◆ What is required
Omit all images. Write out the rest of the material exactly.

"""

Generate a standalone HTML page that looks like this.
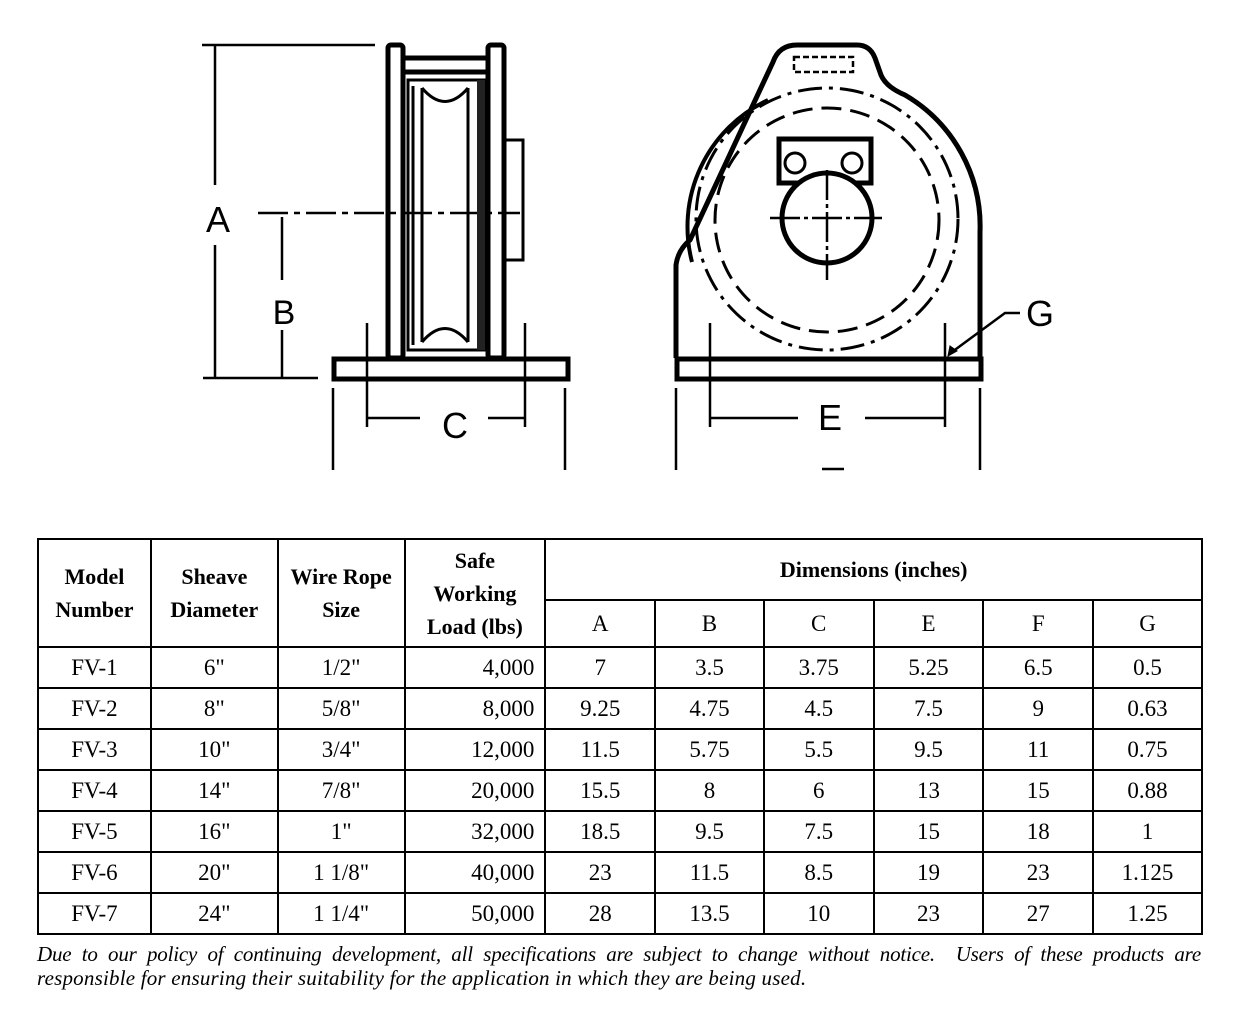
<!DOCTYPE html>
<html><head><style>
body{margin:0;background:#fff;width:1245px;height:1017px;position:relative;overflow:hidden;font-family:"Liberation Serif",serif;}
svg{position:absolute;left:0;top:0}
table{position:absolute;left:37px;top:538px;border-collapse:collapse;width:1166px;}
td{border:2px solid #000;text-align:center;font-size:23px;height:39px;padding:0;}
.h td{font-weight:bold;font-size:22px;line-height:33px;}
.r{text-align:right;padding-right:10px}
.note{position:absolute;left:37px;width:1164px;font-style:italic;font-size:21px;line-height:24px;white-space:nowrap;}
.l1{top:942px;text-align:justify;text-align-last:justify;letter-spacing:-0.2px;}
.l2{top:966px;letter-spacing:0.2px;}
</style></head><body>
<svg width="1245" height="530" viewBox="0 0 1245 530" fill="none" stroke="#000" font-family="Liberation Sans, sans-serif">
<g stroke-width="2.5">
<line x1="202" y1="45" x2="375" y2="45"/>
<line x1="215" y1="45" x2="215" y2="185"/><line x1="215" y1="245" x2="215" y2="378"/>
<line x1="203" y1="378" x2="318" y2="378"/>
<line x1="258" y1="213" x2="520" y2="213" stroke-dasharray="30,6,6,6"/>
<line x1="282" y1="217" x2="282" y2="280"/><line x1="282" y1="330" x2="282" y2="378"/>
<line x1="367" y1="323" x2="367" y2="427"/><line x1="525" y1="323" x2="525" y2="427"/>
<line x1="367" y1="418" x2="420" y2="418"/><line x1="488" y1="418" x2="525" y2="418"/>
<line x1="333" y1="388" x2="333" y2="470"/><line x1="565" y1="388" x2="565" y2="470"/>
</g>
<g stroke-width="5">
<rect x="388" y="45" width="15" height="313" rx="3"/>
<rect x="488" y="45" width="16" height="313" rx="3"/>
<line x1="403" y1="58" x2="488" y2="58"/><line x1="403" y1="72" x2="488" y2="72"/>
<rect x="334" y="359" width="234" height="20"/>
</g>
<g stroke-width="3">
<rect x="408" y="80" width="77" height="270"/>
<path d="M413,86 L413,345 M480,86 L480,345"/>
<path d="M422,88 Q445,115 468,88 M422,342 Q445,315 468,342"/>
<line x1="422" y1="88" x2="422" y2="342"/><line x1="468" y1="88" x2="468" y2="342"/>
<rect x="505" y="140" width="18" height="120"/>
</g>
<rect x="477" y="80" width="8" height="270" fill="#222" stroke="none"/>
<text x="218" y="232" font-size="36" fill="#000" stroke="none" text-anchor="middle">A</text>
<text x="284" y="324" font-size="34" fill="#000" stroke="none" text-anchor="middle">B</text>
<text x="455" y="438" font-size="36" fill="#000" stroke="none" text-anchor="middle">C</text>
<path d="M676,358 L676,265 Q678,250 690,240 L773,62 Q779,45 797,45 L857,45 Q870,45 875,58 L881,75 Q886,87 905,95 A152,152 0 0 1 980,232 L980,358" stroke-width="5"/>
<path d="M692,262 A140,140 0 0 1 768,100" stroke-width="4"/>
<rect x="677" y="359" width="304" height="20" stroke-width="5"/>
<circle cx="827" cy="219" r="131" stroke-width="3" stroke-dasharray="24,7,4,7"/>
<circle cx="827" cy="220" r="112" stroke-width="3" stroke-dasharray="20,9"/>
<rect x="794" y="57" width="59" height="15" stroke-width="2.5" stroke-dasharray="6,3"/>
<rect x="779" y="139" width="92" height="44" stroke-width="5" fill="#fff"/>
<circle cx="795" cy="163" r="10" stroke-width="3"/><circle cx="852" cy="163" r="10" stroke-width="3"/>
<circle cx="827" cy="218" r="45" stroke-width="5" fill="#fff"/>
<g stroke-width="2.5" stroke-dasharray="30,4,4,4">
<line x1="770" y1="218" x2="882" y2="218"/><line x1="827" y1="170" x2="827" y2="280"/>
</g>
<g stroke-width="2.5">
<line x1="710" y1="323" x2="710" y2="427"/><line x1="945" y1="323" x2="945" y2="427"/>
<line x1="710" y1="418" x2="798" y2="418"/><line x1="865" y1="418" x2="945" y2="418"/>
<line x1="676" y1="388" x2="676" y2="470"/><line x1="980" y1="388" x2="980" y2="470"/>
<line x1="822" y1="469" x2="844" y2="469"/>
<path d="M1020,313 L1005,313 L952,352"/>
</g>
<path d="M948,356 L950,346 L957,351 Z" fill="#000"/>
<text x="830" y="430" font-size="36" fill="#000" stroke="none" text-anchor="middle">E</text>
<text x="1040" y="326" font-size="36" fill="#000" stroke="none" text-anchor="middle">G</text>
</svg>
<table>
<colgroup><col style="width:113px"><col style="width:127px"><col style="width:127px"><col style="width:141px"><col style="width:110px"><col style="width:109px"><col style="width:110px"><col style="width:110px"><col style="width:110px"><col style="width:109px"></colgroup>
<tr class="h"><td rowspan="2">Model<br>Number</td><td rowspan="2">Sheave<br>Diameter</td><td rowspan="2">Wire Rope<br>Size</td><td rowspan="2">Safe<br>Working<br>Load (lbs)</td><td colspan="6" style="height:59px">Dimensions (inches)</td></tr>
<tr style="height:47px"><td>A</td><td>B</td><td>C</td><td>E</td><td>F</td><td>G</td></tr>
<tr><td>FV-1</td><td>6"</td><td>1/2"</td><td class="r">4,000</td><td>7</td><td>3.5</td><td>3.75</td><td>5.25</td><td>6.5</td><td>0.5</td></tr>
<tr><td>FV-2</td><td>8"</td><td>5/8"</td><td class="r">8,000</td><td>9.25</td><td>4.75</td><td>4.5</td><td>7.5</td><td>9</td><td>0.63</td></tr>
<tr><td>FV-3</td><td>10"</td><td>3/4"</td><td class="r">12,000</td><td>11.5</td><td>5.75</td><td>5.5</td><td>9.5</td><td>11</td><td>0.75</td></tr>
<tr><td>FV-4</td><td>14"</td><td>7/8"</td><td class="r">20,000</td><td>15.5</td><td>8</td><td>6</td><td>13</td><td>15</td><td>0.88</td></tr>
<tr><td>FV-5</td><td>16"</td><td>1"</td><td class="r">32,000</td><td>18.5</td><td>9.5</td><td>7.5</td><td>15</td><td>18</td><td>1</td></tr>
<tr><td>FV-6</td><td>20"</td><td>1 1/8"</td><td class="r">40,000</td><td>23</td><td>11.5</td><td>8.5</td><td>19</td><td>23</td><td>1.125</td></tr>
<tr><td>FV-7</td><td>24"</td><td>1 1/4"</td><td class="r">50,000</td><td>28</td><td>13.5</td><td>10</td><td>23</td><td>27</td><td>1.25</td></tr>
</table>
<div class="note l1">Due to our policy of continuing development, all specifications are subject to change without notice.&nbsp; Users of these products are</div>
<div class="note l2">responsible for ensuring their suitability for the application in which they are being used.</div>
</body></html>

"""

◆ Result below
Generate a standalone HTML page that looks like this.
<!DOCTYPE html>
<html><head><style>
body{margin:0;background:#fff;width:1245px;height:1017px;position:relative;overflow:hidden;font-family:"Liberation Serif",serif;}
svg{position:absolute;left:0;top:0}
table{position:absolute;left:37px;top:538px;border-collapse:collapse;width:1166px;}
td{border:2px solid #000;text-align:center;font-size:23px;height:39px;padding:0;}
.h td{font-weight:bold;font-size:22px;line-height:33px;}
.r{text-align:right;padding-right:10px}
.note{position:absolute;left:37px;width:1164px;font-style:italic;font-size:21px;line-height:24px;white-space:nowrap;}
.l1{top:942px;text-align:justify;text-align-last:justify;letter-spacing:-0.2px;}
.l2{top:966px;letter-spacing:0.2px;}
</style></head><body>
<svg width="1245" height="530" viewBox="0 0 1245 530" fill="none" stroke="#000" font-family="Liberation Sans, sans-serif">
<g stroke-width="2.5">
<line x1="202" y1="45" x2="375" y2="45"/>
<line x1="215" y1="45" x2="215" y2="185"/><line x1="215" y1="245" x2="215" y2="378"/>
<line x1="203" y1="378" x2="318" y2="378"/>
<line x1="258" y1="213" x2="520" y2="213" stroke-dasharray="30,6,6,6"/>
<line x1="282" y1="217" x2="282" y2="280"/><line x1="282" y1="330" x2="282" y2="378"/>
<line x1="367" y1="323" x2="367" y2="427"/><line x1="525" y1="323" x2="525" y2="427"/>
<line x1="367" y1="418" x2="420" y2="418"/><line x1="488" y1="418" x2="525" y2="418"/>
<line x1="333" y1="388" x2="333" y2="470"/><line x1="565" y1="388" x2="565" y2="470"/>
</g>
<g stroke-width="5">
<rect x="388" y="45" width="15" height="313" rx="3"/>
<rect x="488" y="45" width="16" height="313" rx="3"/>
<line x1="403" y1="58" x2="488" y2="58"/><line x1="403" y1="72" x2="488" y2="72"/>
<rect x="334" y="359" width="234" height="20"/>
</g>
<g stroke-width="3">
<rect x="408" y="80" width="77" height="270"/>
<path d="M413,86 L413,345 M480,86 L480,345"/>
<path d="M422,88 Q445,115 468,88 M422,342 Q445,315 468,342"/>
<line x1="422" y1="88" x2="422" y2="342"/><line x1="468" y1="88" x2="468" y2="342"/>
<rect x="505" y="140" width="18" height="120"/>
</g>
<rect x="477" y="80" width="8" height="270" fill="#222" stroke="none"/>
<text x="218" y="232" font-size="36" fill="#000" stroke="none" text-anchor="middle">A</text>
<text x="284" y="324" font-size="34" fill="#000" stroke="none" text-anchor="middle">B</text>
<text x="455" y="438" font-size="36" fill="#000" stroke="none" text-anchor="middle">C</text>
<path d="M676,358 L676,265 Q678,250 690,240 L773,62 Q779,45 797,45 L857,45 Q870,45 875,58 L881,75 Q886,87 905,95 A152,152 0 0 1 980,232 L980,358" stroke-width="5"/>
<path d="M692,262 A140,140 0 0 1 768,100" stroke-width="4"/>
<rect x="677" y="359" width="304" height="20" stroke-width="5"/>
<circle cx="827" cy="219" r="131" stroke-width="3" stroke-dasharray="24,7,4,7"/>
<circle cx="827" cy="220" r="112" stroke-width="3" stroke-dasharray="20,9"/>
<rect x="794" y="57" width="59" height="15" stroke-width="2.5" stroke-dasharray="6,3"/>
<rect x="779" y="139" width="92" height="44" stroke-width="5" fill="#fff"/>
<circle cx="795" cy="163" r="10" stroke-width="3"/><circle cx="852" cy="163" r="10" stroke-width="3"/>
<circle cx="827" cy="218" r="45" stroke-width="5" fill="#fff"/>
<g stroke-width="2.5" stroke-dasharray="30,4,4,4">
<line x1="770" y1="218" x2="882" y2="218"/><line x1="827" y1="170" x2="827" y2="280"/>
</g>
<g stroke-width="2.5">
<line x1="710" y1="323" x2="710" y2="427"/><line x1="945" y1="323" x2="945" y2="427"/>
<line x1="710" y1="418" x2="798" y2="418"/><line x1="865" y1="418" x2="945" y2="418"/>
<line x1="676" y1="388" x2="676" y2="470"/><line x1="980" y1="388" x2="980" y2="470"/>
<line x1="822" y1="469" x2="844" y2="469"/>
<path d="M1020,313 L1005,313 L952,352"/>
</g>
<path d="M948,356 L950,346 L957,351 Z" fill="#000"/>
<text x="830" y="430" font-size="36" fill="#000" stroke="none" text-anchor="middle">E</text>
<text x="1040" y="326" font-size="36" fill="#000" stroke="none" text-anchor="middle">G</text>
</svg>
<table>
<colgroup><col style="width:113px"><col style="width:127px"><col style="width:127px"><col style="width:141px"><col style="width:110px"><col style="width:109px"><col style="width:110px"><col style="width:110px"><col style="width:110px"><col style="width:109px"></colgroup>
<tr class="h"><td rowspan="2">Model<br>Number</td><td rowspan="2">Sheave<br>Diameter</td><td rowspan="2">Wire Rope<br>Size</td><td rowspan="2">Safe<br>Working<br>Load (lbs)</td><td colspan="6" style="height:59px">Dimensions (inches)</td></tr>
<tr style="height:47px"><td>A</td><td>B</td><td>C</td><td>E</td><td>F</td><td>G</td></tr>
<tr><td>FV-1</td><td>6"</td><td>1/2"</td><td class="r">4,000</td><td>7</td><td>3.5</td><td>3.75</td><td>5.25</td><td>6.5</td><td>0.5</td></tr>
<tr><td>FV-2</td><td>8"</td><td>5/8"</td><td class="r">8,000</td><td>9.25</td><td>4.75</td><td>4.5</td><td>7.5</td><td>9</td><td>0.63</td></tr>
<tr><td>FV-3</td><td>10"</td><td>3/4"</td><td class="r">12,000</td><td>11.5</td><td>5.75</td><td>5.5</td><td>9.5</td><td>11</td><td>0.75</td></tr>
<tr><td>FV-4</td><td>14"</td><td>7/8"</td><td class="r">20,000</td><td>15.5</td><td>8</td><td>6</td><td>13</td><td>15</td><td>0.88</td></tr>
<tr><td>FV-5</td><td>16"</td><td>1"</td><td class="r">32,000</td><td>18.5</td><td>9.5</td><td>7.5</td><td>15</td><td>18</td><td>1</td></tr>
<tr><td>FV-6</td><td>20"</td><td>1 1/8"</td><td class="r">40,000</td><td>23</td><td>11.5</td><td>8.5</td><td>19</td><td>23</td><td>1.125</td></tr>
<tr><td>FV-7</td><td>24"</td><td>1 1/4"</td><td class="r">50,000</td><td>28</td><td>13.5</td><td>10</td><td>23</td><td>27</td><td>1.25</td></tr>
</table>
<div class="note l1">Due to our policy of continuing development, all specifications are subject to change without notice.&nbsp; Users of these products are</div>
<div class="note l2">responsible for ensuring their suitability for the application in which they are being used.</div>
</body></html>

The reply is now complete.